Task goal: Review the material line by line. Identify and copy every line that contains the string "matplotlib".
----
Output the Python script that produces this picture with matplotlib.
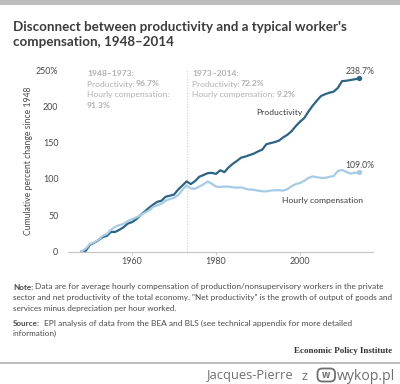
import matplotlib
matplotlib.use('Agg')
import matplotlib.pyplot as plt
from matplotlib.patches import FancyBboxPatch, Rectangle

W = 400
H = 384

prod_years = [1948, 1949, 1950, 1951, 1952, 1953, 1954, 1955, 1956, 1957, 1958, 1959, 1960, 1961, 1962, 1963, 1964,
              1965, 1966, 1967, 1968, 1969, 1970, 1971, 1972, 1973, 1974, 1975, 1976, 1977, 1978, 1979, 1980, 1981,
              1982, 1983, 1984, 1985, 1986, 1987, 1988, 1989, 1990, 1991, 1992, 1993, 1994, 1995, 1996, 1997, 1998,
              1999, 2000, 2001, 2002, 2003, 2004, 2005, 2006, 2007, 2008, 2009, 2010, 2011, 2012, 2013, 2014]
productivity = [0.0, 1.0, 9.5, 12.0, 15.5, 20.0, 21.5, 27.0, 27.0, 30.0, 33.5, 38.5, 40.5, 44.5, 50.0, 55.0, 60.0,
                64.5, 68.5, 70.0, 75.5, 77.0, 78.5, 85.5, 91.0, 96.7, 93.0, 97.0, 103.0, 105.5, 108.0, 108.5, 107.0,
                112.0, 109.5, 116.0, 121.0, 125.0, 129.5, 131.0, 133.0, 135.0, 138.0, 140.5, 148.0, 149.5, 151.0, 153.0,
                157.5, 161.0, 166.0, 173.0, 179.0, 184.0, 193.0, 201.0, 208.0, 214.5, 217.0, 219.0, 220.5, 225.5,
                235.0, 235.5, 236.5, 237.5, 238.7]
compensation = [0.0, 4.0, 10.5, 12.5, 16.0, 21.5, 24.0, 30.0, 34.0, 36.5, 38.0, 42.0, 44.5, 47.0, 50.0, 53.5, 56.5,
                61.5, 63.5, 66.0, 70.0, 72.5, 74.0, 78.0, 85.0, 91.3, 87.0, 86.5, 89.5, 92.5, 96.5, 93.5, 89.5, 89.0,
                89.5, 89.5, 88.5, 88.0, 88.5, 86.5, 85.5, 85.0, 84.0, 83.0, 83.0, 84.0, 84.5, 84.5, 84.0, 86.0, 90.0,
                93.0, 94.5, 97.5, 101.5, 103.5, 102.5, 101.5, 101.5, 103.0, 104.0, 111.0, 112.5, 110.0, 107.5, 108.5, 109.0]
y_ticks = [0, 50, 100, 150, 200, 250]
y_tick_labels = ['0', '50', '100', '150', '200', '250%']
x_ticks = [1960, 1980, 2000]

title_lines = ["Disconnect between productivity and a typical worker's", "compensation, 1948\u20132014"]
note_lines = ['Data are for average hourly compensation of production/nonsupervisory workers in the private',
              'sector and net productivity of the total economy. "Net productivity" is the growth of output of goods and',
              'services minus depreciation per hour worked.']
source_lines = ['EPI analysis of data from the BEA and BLS (see technical appendix for more detailed', 'information)']

DARK = '#2b6485'
LIGHT = '#a5cbe6'
GREY = '#b0b0b0'
TEXT = '#4a4a4a'

plt.rcParams['font.family'] = ['Lato', 'DejaVu Sans']
fig = plt.figure(figsize=(W / 100, H / 100), dpi=100, facecolor='white')


# pixel baseline position (from the top left of the picture) to figure coords
def ptext(x, y, s, **kw):
    kw.setdefault('va', 'baseline')
    kw.setdefault('color', TEXT)
    kw.setdefault('fontsize', 6.5)
    return fig.text(x / W, 1 - y / H, s, **kw)


# axes box in pixels: x 68..373, y 70.25 (250) .. 251.5 (0)
ax = fig.add_axes([68 / W, 1 - 251.5 / H, 305 / W, 181.25 / H])
ax.set_xlim(1944.76, 2017.38)
ax.set_ylim(0, 250)
ax.patch.set_alpha(0)
for s in ['top', 'left', 'right']:
    ax.spines[s].set_visible(False)
ax.spines['bottom'].set_color('#c4c4c4')
ax.spines['bottom'].set_linewidth(0.8)
ax.set_yticks(y_ticks)
ax.set_yticklabels(y_tick_labels)
ax.set_xticks(x_ticks)
ax.tick_params(axis='y', length=0, labelsize=6.4, labelcolor=TEXT, pad=7)
ax.tick_params(axis='x', length=2.5, width=0.6, color='#c4c4c4', labelsize=6.4, labelcolor=TEXT, pad=1.5)
ax.set_ylabel('Cumulative percent change since 1948', fontsize=6.2, color=TEXT)
ax.yaxis.set_label_coords(-0.115, 0.5)

ax.plot([1973, 1973], [0, 250], color='#cfcfcf', lw=0.8, ls=(0, (1, 1.5)))
ax.plot(prod_years, productivity, color=DARK, lw=1.6, solid_joinstyle='round', clip_on=False)
ax.plot(prod_years, compensation, color=LIGHT, lw=1.6, solid_joinstyle='round', clip_on=False)
ax.plot(prod_years[-1], productivity[-1], 'o', color=DARK, ms=2.8, clip_on=False)
ax.plot(prod_years[-1], compensation[-1], 'o', color=LIGHT, ms=2.8, clip_on=False)

ax.text(2014.3, 248.5, '238.7%', fontsize=6.2, color=TEXT, ha='center', va='center')
ax.text(2014.3, 118, '109.0%', fontsize=6.2, color=TEXT, ha='center', va='center')
ax.text(2000.5, 192, 'Productivity', fontsize=6.1, color=TEXT, ha='right', va='center', fontweight='medium')
ax.text(2005.4, 71, 'Hourly compensation', fontsize=6.1, color=TEXT, ha='center', va='center', fontweight='medium')

# top grey band and bottom rule
fig.add_artist(Rectangle((0, 1 - 4.5 / H), 1, 4.5 / H, transform=fig.transFigure, color='#bdbdbd', lw=0))
fig.add_artist(Rectangle((0, 1 - 363.5 / H), 1, 1.5 / H, transform=fig.transFigure, color='#bdbdbd', lw=0))

ptext(13, 31, title_lines[0], fontsize=9.6, fontweight='bold', color='#3c3c3c')
ptext(13, 46, title_lines[1], fontsize=9.6, fontweight='bold', color='#3c3c3c')

# period annotations
ptext(87, 76, '1948\u20131973:', color=GREY, fontweight='bold', fontsize=6.1)
ptext(87, 86.5, 'Productivity: ', color=GREY, fontsize=6.1)
ptext(136, 86.5, '96.7%', color=GREY, fontweight='bold', fontsize=6.1)
ptext(87, 97, 'Hourly compensation:', color=GREY, fontsize=6.1)
ptext(87, 107.5, '91.3%', color=GREY, fontweight='bold', fontsize=6.1)
ptext(192, 76, '1973\u20132014:', color=GREY, fontweight='bold', fontsize=6.1)
ptext(192, 86.5, 'Productivity: ', color=GREY, fontsize=6.1)
ptext(240.5, 86.5, '72.2%', color=GREY, fontweight='bold', fontsize=6.1)
ptext(192, 97, 'Hourly compensation: ', color=GREY, fontsize=6.1)
ptext(277, 97, '9.2%', color=GREY, fontweight='bold', fontsize=6.1)

# note and source
ptext(13, 289.5, 'Note:', fontweight='bold', fontsize=5.85)
ptext(35, 289.5, note_lines[0], fontsize=5.95)
ptext(13, 300, note_lines[1], fontsize=5.83)
ptext(13, 310.5, note_lines[2], fontsize=5.85)
ptext(13, 325.5, 'Source:', fontweight='bold', fontsize=5.85)
ptext(44.3, 325.5, source_lines[0], fontsize=6.0)
ptext(13, 336, source_lines[1], fontsize=5.85)
ptext(392, 353, 'Economic Policy Institute', family='Liberation Serif', fontweight='bold', fontsize=6.5,
      color='#333333', ha='right')

# watermark
ptext(207, 379.5, 'Jacques-Pierre', family='Open Sans', fontsize=9.3, color='#6f6f6f', fontweight='medium')
ptext(301, 379.5, 'z', family='Open Sans', fontsize=9.3, color='#6f6f6f', fontweight='medium')
fig.add_artist(FancyBboxPatch((317.5 / W, 1 - 381.5 / H), 17.5 / W, 13 / H, transform=fig.transFigure,
                              boxstyle='round,pad=0,rounding_size=0.012', fc='none', ec='#6f6f6f', lw=1.3))
ptext(326.2, 377.5, 'w', family='Open Sans', fontsize=7, color='#6f6f6f', fontweight='bold', ha='center')
ptext(337, 379.5, 'wykop.pl', family='Open Sans', fontsize=10.1, color='#6f6f6f')

fig.savefig('out.png', dpi=100, facecolor='white')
----
Correct answer:
Output the Python script that produces this picture with matplotlib.
import matplotlib
matplotlib.use('Agg')
import matplotlib.pyplot as plt
from matplotlib.patches import FancyBboxPatch, Rectangle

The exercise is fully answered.